For more than six decades, the Peace Corps has represented itself as an agency focused on helping underserved communities around the globe. But a new initiative, called the “Tech Corps,” threatens to unravel the agency’s original mission by recruiting de facto Silicon Valley salespeople to promote the biggest names in AI — many of which have ties to President Donald Trump.

Established by President John F. Kennedy in 1961, the Peace Corps recruited skilled Americans interested in assisting developing countries in industries like education, healthcare, and agriculture. As noted by the Brookings Institution, the agency was created to “win the hearts and minds” of countries not aligned with the US during the Cold War. Now, the version of diplomacy it will be pushing is the vision of America-made AI tools in a bid to “enhance opportunity and prosperity” in developing countries.

As noted on the Tech Corps website, the program will recruit volunteers to “support last-mile adoption of American AI.” Qualifications are broad; the Tech Corps says volunteers must have an associate’s or bachelor’s degree in science, technology, engineering, or mathematics, or relevant work experience.

It will place volunteers based on requests from countries in the American AI Exports Program, which is supposed to help foreign businesses “partner with or buy American AI.” One Tech Corps assignment example describes volunteers helping to integrate an AI-powered healthcare system into a local hospital, train staff, and develop privacy protocols.

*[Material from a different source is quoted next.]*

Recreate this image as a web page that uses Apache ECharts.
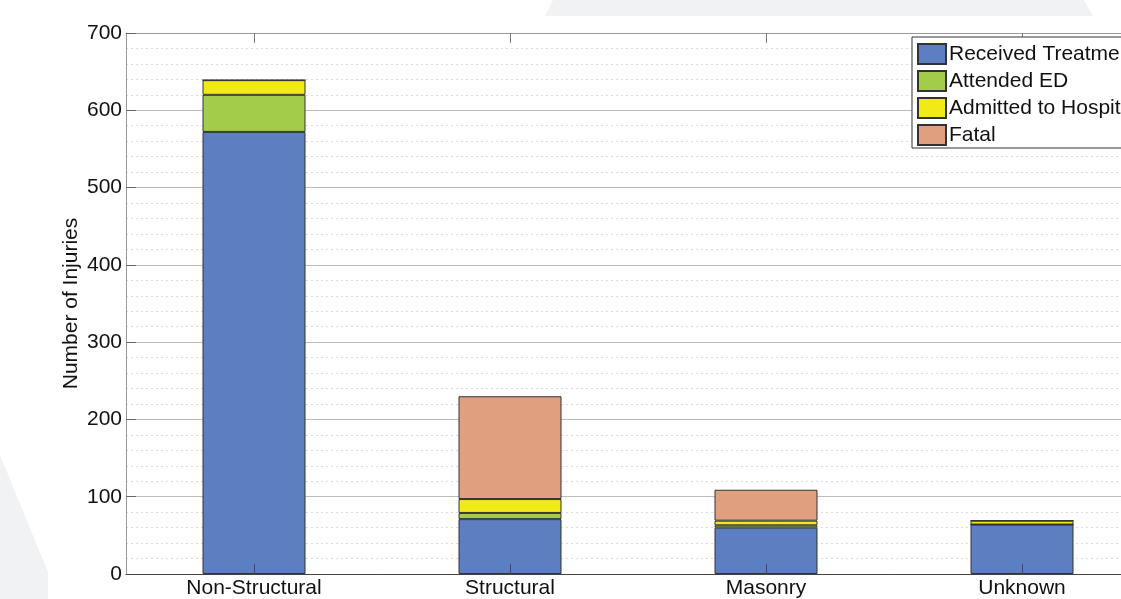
<!DOCTYPE html>
<html>
<head>
<meta charset="utf-8">
<script src="https://cdn.jsdelivr.net/npm/echarts@6/dist/echarts.min.js"></script>
<style>
  html, body { margin: 0; padding: 0; background: #fff; overflow: hidden; }
  /* the original plot runs past the right edge of the picture */
  #chart { width: 1150px; height: 599px; }
</style>
</head>
<body>
<div id="chart"></div>
<script>
// categories and stacked values
const categories = ['Non-Structural', 'Structural', 'Masonry', 'Unknown'];
const receivedTreatment = [572, 71, 60, 64];
const attendedED = [48, 8, 3, 0];
const admittedToHospital = [19, 18, 6, 5];
const fatal = [0, 133, 40, 0];

const seriesNames = ['Received Treatment', 'Attended ED', 'Admitted to Hospital', 'Fatal'];
const seriesColors = ['#5b7fc0', '#a3cd48', '#f2ea17', '#e0a080'];
const seriesData = [receivedTreatment, attendedED, admittedToHospital, fatal];

const font = 'Liberation Sans, Arial, sans-serif';

const chart = echarts.init(document.getElementById('chart'));

const series = seriesNames.map((name, i) => ({
  name: name,
  type: 'bar',
  stack: 'total',
  barWidth: 103,
  data: seriesData[i],
  itemStyle: {
    color: seriesColors[i],
    borderColor: '#333',
    borderWidth: 1
  },
  emphasis: { disabled: true }
}));

chart.setOption({
  animation: false,
  backgroundColor: '#fff',
  textStyle: { fontFamily: font },
  graphic: [
    {
      type: 'polygon', z: -10, silent: true,
      shape: { points: [[553, 0], [1084, 0], [1093, 16], [545, 16]] },
      style: { fill: '#f1f2f4' }
    },
    {
      type: 'polygon', z: -10, silent: true,
      shape: { points: [[0, 455], [48, 572], [48, 599], [0, 599]] },
      style: { fill: '#f1f2f4' }
    }
  ],
  grid: { left: 126, top: 33, bottom: 25, right: 0 },
  legend: {
    orient: 'vertical',
    left: 912,
    top: 37,
    padding: [6, 5, 2, 5],
    itemWidth: 28,
    itemHeight: 20,
    itemGap: 5,
    icon: 'rect',
    backgroundColor: '#fff',
    borderColor: '#333',
    borderWidth: 1,
    borderRadius: 0,
    textStyle: { fontFamily: font, fontSize: 21, color: '#111', lineHeight: 20, padding: [0, 0, 0, -2] },
    data: seriesNames
  },
  xAxis: [
    {
      type: 'category',
      data: categories,
      position: 'bottom',
      z: 5,
      axisLine: { lineStyle: { color: '#444', width: 1 } },
      axisTick: { show: true, inside: true, length: 10, alignWithLabel: true, lineStyle: { color: '#3a4a70' } },
      axisLabel: { fontFamily: font, fontSize: 21, color: '#111', margin: 4 },
      splitLine: { show: false }
    },
    {
      type: 'category',
      data: categories,
      position: 'top',
      axisLine: { lineStyle: { color: '#999', width: 1 } },
      axisTick: { show: true, inside: true, length: 10, alignWithLabel: true, lineStyle: { color: '#777' } },
      axisLabel: { show: false },
      splitLine: { show: false }
    }
  ],
  yAxis: {
    type: 'value',
    min: 0,
    max: 700,
    interval: 100,
    name: 'Number of Injuries',
    nameLocation: 'middle',
    nameGap: 44,
    nameMoveOverlap: false,
    nameTextStyle: { fontFamily: font, fontSize: 21, color: '#111' },
    axisLine: { show: true, lineStyle: { color: '#999', width: 1 } },
    axisTick: { show: true, inside: true, length: 10, lineStyle: { color: '#666' } },
    axisLabel: { fontFamily: font, fontSize: 21, color: '#111', margin: 4 },
    splitLine: { show: true, lineStyle: { color: '#bbb', width: 1 } },
    minorTick: { show: false, splitNumber: 5 },
    minorSplitLine: { show: true, lineStyle: { color: '#dadada', type: [2, 3], width: 1 } }
  },
  series: series
});
</script>
</body>
</html>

Another describes volunteers working with a country’s ministry of education to “identify gaps in student, teacher, and parent services where AI education tools could be most impactful.”

Kelsey Quinn, a project lead and analyst of tech sovereignty and security at the New Lines Institute, tells The Verge that while “it’s not entirely unusual for the Peace Corps to wade into the field of technology,” it’s the “commercial structure” of the Tech Corps that’s different. “This program deploys volunteers to support specific adoption of American AI products that countries have purchased, not just generally increase digital literacy as a skill,” Quinn says.

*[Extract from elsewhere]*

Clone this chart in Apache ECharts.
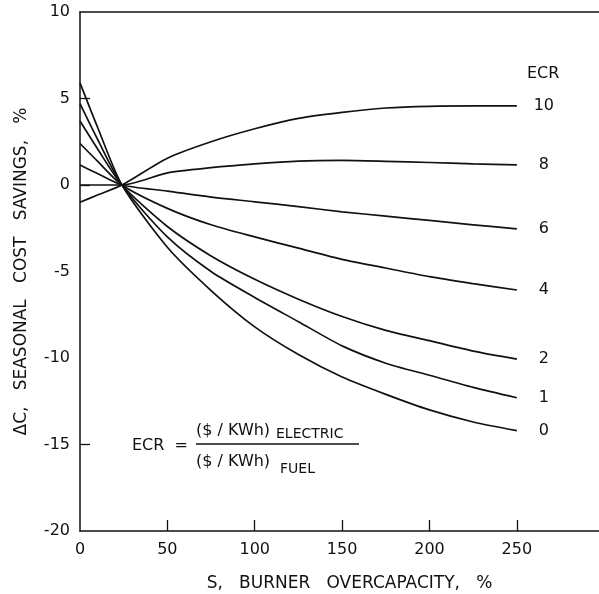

Some of the Peace Corps’ previous tech initiatives have involved teaching STEM skills to girls in Zambia, Thailand, and Albania, as well as offering communication technology training in Vanuatu. But the Tech Corps ties its aid directly to the American AI systems procured by developing countries, as the program’s launch date hinges on the first sales made through the American AI Exports Program, according to its website.

At the same time, Trump has dramatically altered the US government’s system for providing assistance abroad. Last year, the Department of Government Efficiency dismantled the US Agency for International Development, a move that has already led to the deaths of hundreds of thousands of people from infectious diseases and malnutrition, according to the Harvard T.H. Chan School of Public Health. A report from The Atlantic reveals that the Trump administration has plans to cut off funding for seven African nations, while directing funding away from two others.

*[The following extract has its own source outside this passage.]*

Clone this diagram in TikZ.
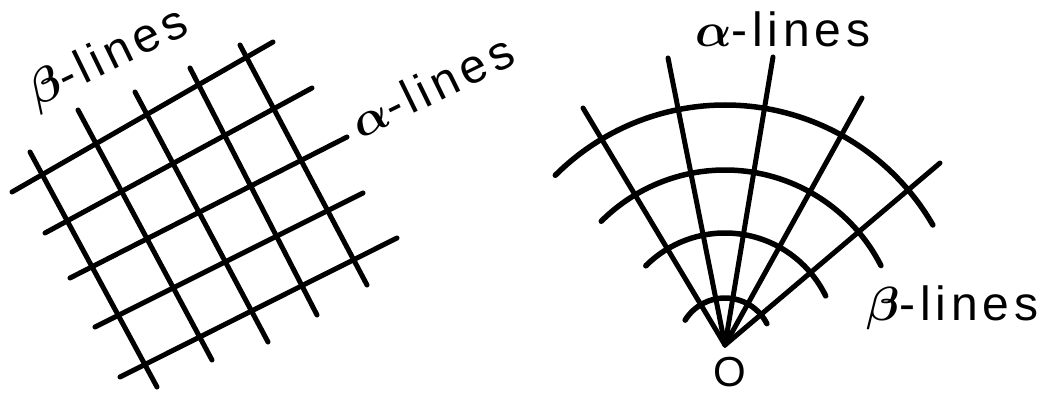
\documentclass[tikz,border=0pt]{standalone}
\usepackage{fix-cm}
\usepackage{bm}
\usepackage{fontspec}
\setmainfont{Liberation Sans}[LetterSpace=10]
\usetikzlibrary{calc}
\begin{document}
\begin{tikzpicture}[x=1pt,y=1pt,
  gridline/.style={line width=5pt, line cap=round},
  arcline/.style={line width=5.5pt, line cap=round},
  lab/.style={font=\fontsize{48}{56}\selectfont, inner sep=0pt}]
\useasboundingbox (0,0) rectangle (1043,394);
% ---------- left: orthogonal net ----------
% alpha-lines
\draw[gridline] (12,202) -- (273,352);
\draw[gridline] (45,161) -- (312,306);
\draw[gridline] (70,116) -- (347,257);
\draw[gridline] (95,67) -- (363,201);
\draw[gridline] (120,17) -- (397,156);
% beta-lines
\draw[gridline] (30,242) -- (157,7);
\draw[gridline] (78,284) -- (212,34);
\draw[gridline] (135,302) -- (268,52);
\draw[gridline] (190,326) -- (317,79);
\draw[gridline] (240,349) -- (367,109);
\node[lab, rotate=26, anchor=base west] (bl) at (36,286) {$\bm{\beta}$-lines};
\node[lab, rotate=26, anchor=base west] (al) at (360,254) {$\bm{\alpha}$-lines};
% ---------- right: centred fan ----------
\coordinate (O) at (725,49);
\draw[gridline] (O) -- (583,286);
\draw[gridline] (O) -- (668,336);
\draw[gridline] (O) -- (773,337);
\draw[gridline] (O) -- (862,296);
\draw[gridline] (O) -- (940,231);
\draw[arcline] ($(O)+(30:240)$) arc[start angle=30, end angle=135, radius=240];
\draw[arcline] ($(O)+(27:175)$) arc[start angle=27, end angle=135, radius=175];
\draw[arcline] ($(O)+(26:112)$) arc[start angle=26, end angle=135, radius=112];
\draw[arcline] ($(O)+(27:47)$) arc[start angle=27, end angle=148, radius=47];
\node[lab, anchor=base west] (ar) at (695,347) {$\bm{\alpha}$-lines};
\node[lab, anchor=base west] (br) at (866,74) {$\bm{\beta}$-lines};
\node[font=\fontsize{42}{48}\selectfont, inner sep=0pt] (o) at (730,22) {O};
\end{tikzpicture}
\end{document}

“These Tech Corps recruits will function as on-the-ground promoters for US tech”

Questions remain about whether the Tech Corps will even accomplish its goal. China has already laid the groundwork for boosting the adoption of its own AI systems through the country’s Digital Silk Road initiative, which brings Chinese technologies to developing nations, such as Egypt, Zambia, Pakistan, Serbia, Ecuador, and many others. “These Tech Corps recruits will function as on-the-ground promoters for the US tech in these emerging markets where China has already maintained, if not widened, its lead in marketing and in promotion,” Meicen Sun, an assistant professor at the University of Illinois Urbana-Champaign and MIT FutureTech affiliate, tells The Verge.